Per l’occasione vogliamo ricordare qualcuno, come i calzolai padre e figli Burzo, i maestri Leonardo Cataldo, Gaetano Leone, Giuseppe Benedetto (mest peppa zos), Chiapparino, i sarti maestri Diego, Camillo, Antonio Giannace (il sartino), Mingo Bellini, Giovanni Di Trani, Antonio Barbalinardo (U luogn), Armandino Quinto, Pietro Laviola, Michele Panetta, Ambrogio e Michele Grieco (Marchesiedd), i fratelli Guglielmo Benedetto.
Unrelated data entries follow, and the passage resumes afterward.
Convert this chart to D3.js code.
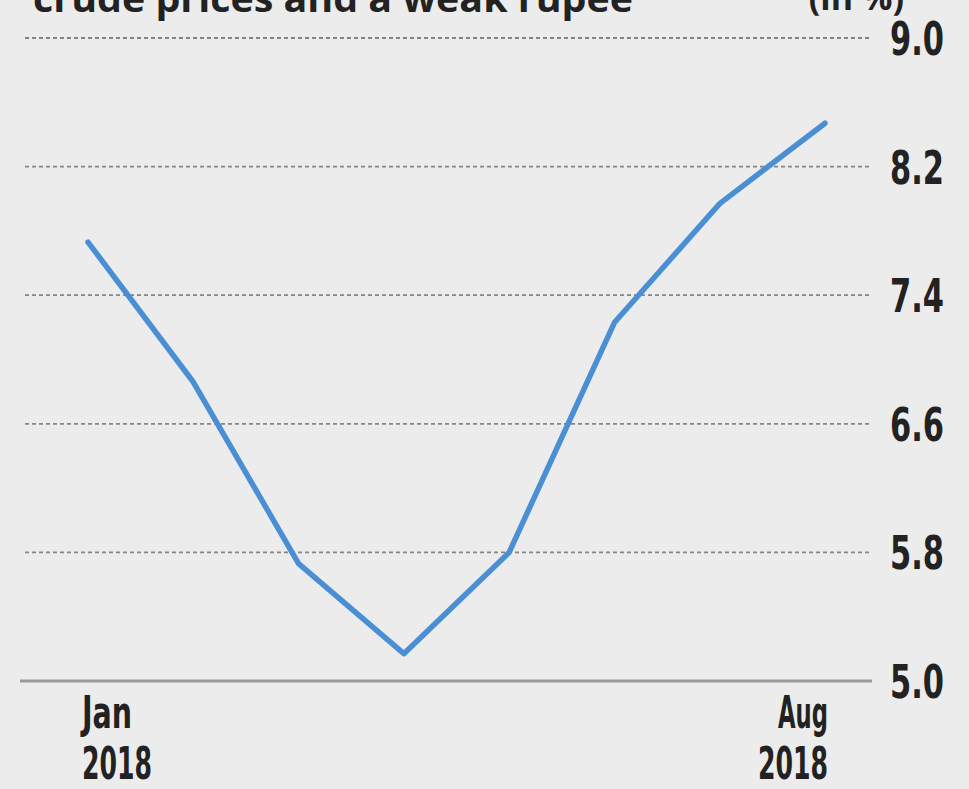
<!DOCTYPE html>
<html>
<head>
<meta charset="utf-8">
<script src="https://cdn.jsdelivr.net/npm/d3@7"></script>
<style>
  html, body { margin: 0; padding: 0; background: #ececec; }
  svg { display: block; }
</style>
</head>
<body>
<svg id="chart" width="969" height="789"></svg>
<script>
// monthly values, Jan..Aug 2018
var months = ["Jan", "Feb", "Mar", "Apr", "May", "Jun", "Jul", "Aug"];
var values = [7.73, 6.86, 5.73, 5.17, 5.80, 7.23, 7.97, 8.47];
var yTicks = [5.0, 5.8, 6.6, 7.4, 8.2, 9.0];
var xLabels = [{ m: "Jan", year: "2018" }, { m: "Aug", year: "2018" }];

var svg = d3.select("#chart");
var W = 969, H = 789;

svg.append("rect").attr("width", W).attr("height", H).attr("fill", "#ececec");

var x = d3.scalePoint().domain(months).range([88, 825]);
var y = d3.scaleLinear().domain([5.0, 9.0]).range([681, 38]);

var narrow = "'DejaVu Sans Condensed', 'Liberation Sans Narrow', sans-serif";

// title, mostly cut off at the top edge
svg.append("text")
  .attr("x", 33).attr("y", 12)
  .attr("font-family", "'Open Sans', sans-serif")
  .attr("font-weight", 700)
  .attr("font-size", 38)
  .attr("textLength", 600)
  .attr("lengthAdjust", "spacingAndGlyphs")
  .attr("fill", "#222")
  .text("crude prices and a weak rupee");

svg.append("text")
  .attr("x", 904).attr("y", 10)
  .attr("text-anchor", "end")
  .attr("font-family", "'Open Sans', sans-serif")
  .attr("font-weight", 700)
  .attr("font-size", 34)
  .attr("fill", "#222")
  .text("(in %)");

// gridlines (dashed), baseline solid
svg.append("g").selectAll("line")
  .data(yTicks.filter(function(d){ return d !== 5.0; }))
  .enter().append("line")
  .attr("x1", 25).attr("x2", 870)
  .attr("y1", function(d){ return y(d); })
  .attr("y2", function(d){ return y(d); })
  .attr("stroke", "#858585")
  .attr("stroke-width", 1.8)
  .attr("stroke-dasharray", "4,3");

svg.append("line")
  .attr("x1", 20).attr("x2", 872)
  .attr("y1", y(5.0)).attr("y2", y(5.0))
  .attr("stroke", "#9a9a9a")
  .attr("stroke-width", 3);

// y axis on the right, labels only
var yAxis = d3.axisRight(y).tickValues(yTicks).tickSize(0).tickPadding(0)
  .tickFormat(d3.format(".1f"));
var gy = svg.append("g").attr("transform", "translate(890,0)").call(yAxis);
gy.select(".domain").remove();
gy.selectAll("text")
  .attr("font-family", narrow)
  .attr("font-weight", 700)
  .attr("font-size", 46)
  .attr("textLength", 54)
  .attr("lengthAdjust", "spacingAndGlyphs")
  .attr("fill", "#222")
  .attr("dy", "0.36em");

// x labels
var gx = svg.append("g");
xLabels.forEach(function(l, i) {
  var anchor = i === 0 ? "start" : "end";
  var px = i === 0 ? x(l.m) - 6 : x(l.m) + 3;
  gx.append("text")
    .attr("x", px).attr("y", 728)
    .attr("text-anchor", anchor)
    .attr("font-family", narrow)
    .attr("font-weight", 700)
    .attr("font-size", 44)
    .attr("textLength", 50)
    .attr("lengthAdjust", "spacingAndGlyphs")
    .attr("fill", "#222")
    .text(l.m);
  gx.append("text")
    .attr("x", px).attr("y", 779)
    .attr("text-anchor", anchor)
    .attr("font-family", narrow)
    .attr("font-weight", 700)
    .attr("font-size", 44)
    .attr("textLength", 70)
    .attr("lengthAdjust", "spacingAndGlyphs")
    .attr("fill", "#222")
    .text(l.year);
});

// line
var line = d3.line()
  .x(function(d, i){ return x(months[i]); })
  .y(function(d){ return y(d); });

svg.append("path")
  .datum(values)
  .attr("d", line)
  .attr("fill", "none")
  .attr("stroke", "#4a8fd4")
  .attr("stroke-width", 5.5)
  .attr("stroke-linejoin", "round")
  .attr("stroke-linecap", "round");
</script>
</body>
</html>
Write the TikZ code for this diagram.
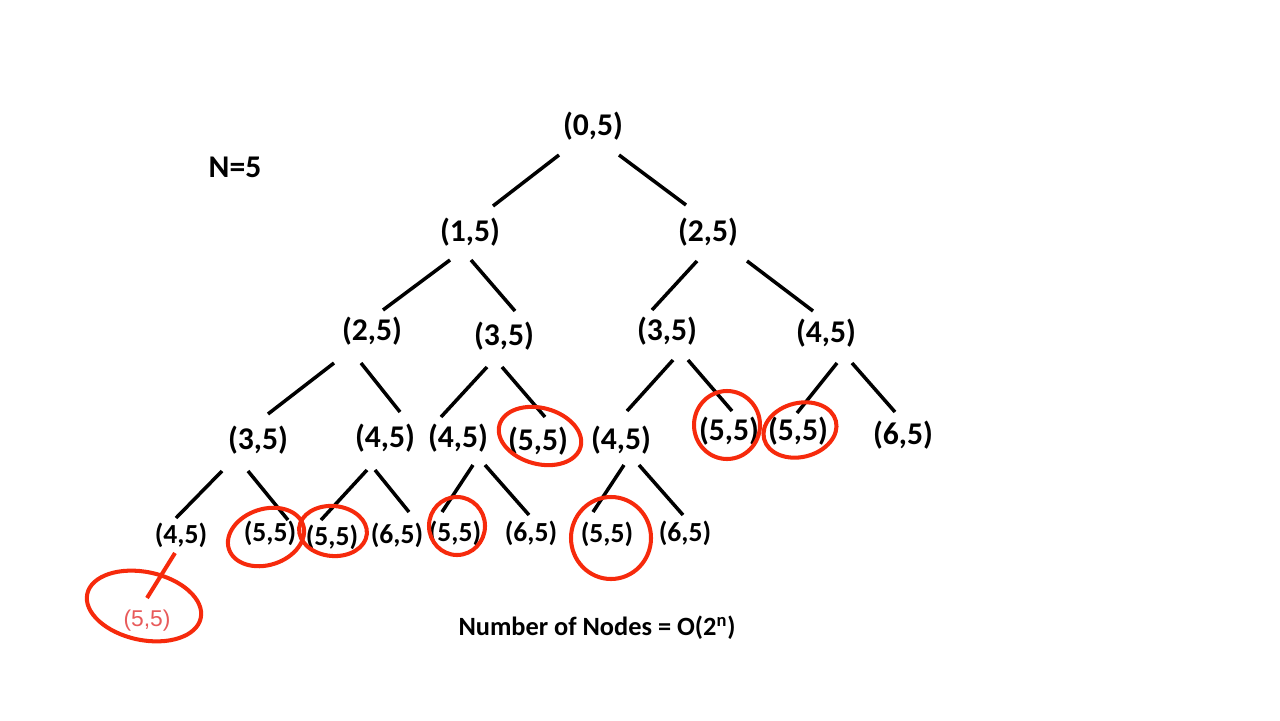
\documentclass[tikz,border=0pt]{standalone}
\usepackage{fontspec}
\setmainfont{Carlito}
\newfontfamily\lsans{Liberation Sans}
\usetikzlibrary{calc}
\definecolor{annot}{RGB}{246,42,12}
\definecolor{pinktext}{RGB}{232,90,90}
\begin{document}
\begin{tikzpicture}[x=0.02cm,y=-0.02cm,
  lbl/.style={font=\fontsize{18}{20}\selectfont\bfseries, inner sep=0pt},
  sml/.style={font=\fontsize{15.7}{18}\selectfont\bfseries, inner sep=0pt},
  edge/.style={line width=2pt, draw=black},
  redge/.style={line width=2.3pt, draw=annot},
  ring/.style={draw=annot, line width=2.3pt}]
\useasboundingbox (0,0) rectangle (1280,720);
% level 0-1
\node[lbl] (n0) at (593,126) {(0,5)};
\node[lbl] (nN) at (235,167) {N=5};
\node[lbl] (n1) at (470,232) {(1,5)};
\node[lbl] (n2) at (708,232) {(2,5)};
% level 2
\node[lbl] (n11) at (372,331) {(2,5)};
\node[lbl] (n12) at (504,336) {(3,5)};
\node[lbl] (n21) at (667,331) {(3,5)};
\node[lbl] (n22) at (826,333) {(4,5)};
% level 3
\node[lbl] (n111) at (258,440) {(3,5)};
\node[lbl] (n112) at (385,438) {(4,5)};
\node[lbl] (n121) at (458,438) {(4,5)};
\node[lbl] (n122) at (538,441) {(5,5)};
\node[lbl] (n211) at (621,440) {(4,5)};
\node[lbl] (n212) at (729,431) {(5,5)};
\node[lbl] (n221) at (798,431) {(5,5)};
\node[lbl] (n222) at (903,435) {(6,5)};
% level 4
\node[sml] (n1111) at (181,535) {(4,5)};
\node[sml] (n1112) at (270,533) {(5,5)};
\node[sml] (n1121) at (332,537) {(5,5)};
\node[sml] (n1122) at (397,535) {(6,5)};
\node[sml] (n1211) at (455,533) {(5,5)};
\node[sml] (n1212) at (531,533) {(6,5)};
\node[sml] (n2111) at (607,534) {(5,5)};
\node[sml] (n2112) at (685,533) {(6,5)};
% level 5
\node[inner sep=0pt, font=\lsans\fontsize{13}{15}\selectfont, text=pinktext] (n11111) at (147,621) {(5,5)};
% caption
\node[inner sep=0pt, font=\fontsize{15}{18}\selectfont\bfseries] (cap) at (597,628) {Number of Nodes = O(2\textsuperscript{n})};
% edges
\draw[edge] ($(n0)+(-34,29)$) -- ($(n1)+(23,-26)$);
\draw[edge] ($(n0)+(26,29)$) -- ($(n2)+(-22,-27)$);
\draw[edge] ($(n1)+(-20,28)$) -- ($(n11)+(11,-21)$);
\draw[edge] ($(n1)+(1,28)$) -- ($(n12)+(11,-25)$);
\draw[edge] ($(n2)+(-11,29)$) -- ($(n21)+(-15,-21)$);
\draw[edge] ($(n2)+(39,29)$) -- ($(n22)+(-13,-22)$);
\draw[edge] ($(n11)+(-38,32)$) -- ($(n111)+(10,-26)$);
\draw[edge] ($(n11)+(-11,32)$) -- ($(n112)+(15,-26)$);
\draw[edge] ($(n12)+(-17,31)$) -- ($(n121)+(-17,-21)$);
\draw[edge] ($(n12)+(-2,31)$) -- ($(n122)+(7,-24)$);
\draw[edge] ($(n21)+(6,29)$) -- ($(n211)+(6,-29)$);
\draw[edge] ($(n21)+(21,29)$) -- ($(n212)+(3,-20)$);
\draw[edge] ($(n22)+(11,30)$) -- ($(n221)+(-1,-18)$);
\draw[edge] ($(n22)+(26,30)$) -- ($(n222)+(-8,-23)$);
\draw[edge] ($(n111)+(-36,31)$) -- ($(n1111)+(-5,-17)$);
\draw[edge] ($(n111)+(-10,31)$) -- ($(n1112)+(18,-13)$);
\draw[edge] ($(n112)+(-18,32)$) -- ($(n1121)+(-11,-17)$);
\draw[edge] ($(n112)+(-10,32)$) -- ($(n1122)+(12,-23)$);
\draw[edge] ($(n121)+(15,27)$) -- ($(n1211)+(-13,-21)$);
\draw[edge] ($(n121)+(27,27)$) -- ($(n1212)+(-2,-18)$);
\draw[edge] ($(n211)+(3,25)$) -- ($(n2111)+(-14,-22)$);
\draw[edge] ($(n211)+(18,25)$) -- ($(n2112)+(-2,-18)$);
\draw[redge] ($(n1111)+(-6,18)$) -- ($(n11111)+(0,-23)$);
% red rings
\draw[ring, rotate around={-12:(144,606)}] (144,606) ellipse [x radius=58, y radius=34];
\draw[ring, rotate around={18:(266,537)}] (266,537) ellipse [x radius=39, y radius=28];
\draw[ring, rotate around={-5:(333,531)}] (333,531) ellipse [x radius=34, y radius=25];
\draw[ring] (457,526) ellipse [x radius=28, y radius=29];
\draw[ring] (611,538) ellipse [x radius=40, y radius=41];
\draw[ring, rotate around={-15:(540,436)}] (540,436) ellipse [x radius=42, y radius=28];
\draw[ring] (727,425) ellipse [x radius=33, y radius=34];
\draw[ring, rotate around={14:(800,430)}] (800,430) ellipse [x radius=37, y radius=27];
\end{tikzpicture}
\end{document}
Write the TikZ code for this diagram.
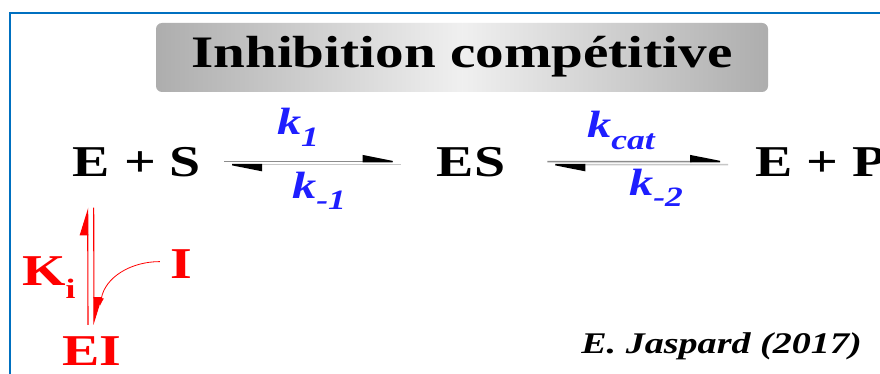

E poi i fabbri Mingo Cassano, Antonio Leone, i fratelli Giuseppe e Salvatore Quinto (gli “Spieuciell”), Cosimo Santeramo, Enrico Leone, Nardo D’Alessandro, i falegnami Mingo Radesca, Patrizio Bianco, Giuseppe Sodo, Rocco Bellini, Leonardo Pagetta, Gennaro Buonerba, Gennaro Di Taranto, Peppe Mastrogiulio, Emilio Lamberti, i giovani Tommaso Spani e Giuseppe Florio, tutti artigiani seri e attenti per soddisfare le esigenze dei clienti. Clienti, considerati sacri, quasi una….proprietà acquisita, con la consapevolezza, al bisogno, di avergli resi sempre buon servigi. Ma c’è di più, perché la bottega del sarto, (ora Atelier), quella del calzolaio, falegname (ora laboratorio), ferraiolo o altro, era anche ritrovo, per i clienti e amici, dove si trascorrevano diverse ore della giornata, a discutere fatti e personaggi del momento. Insomma, una seconda casa, per la familiarità che in essa si trovava e che a volte aiutava a distogliere da immancabili problemi.
La bottega era anche questa. E che ora non c’è più, come non ci sono più gli apprendisti, futuri maestri di mestieri. Cose sparite, di cui ora ti accorgi solo quando si presenta un bisogno, non sempre facilmente risolvibile. E così vai alla ricerca di qualche eroico sopravvissuto di un’epoca che comunque, tra un impegno e l’altro, conosce sicuramente il modo di accontentarti. Ne sono rimasti pochi. Ma meno male che qualcuno ancora c’è.
P.S. Ci scusiamo se non abbiamo citato tutti e solo quelli che ricordavamo o che qualcuno ci ha indicato, dimenticandone altri. Il nostro rispettoso pensiero va comunque anche a loro, nostri grandi artigiani, che sicuramente hanno contribuito a fare la bella storia della nostra città.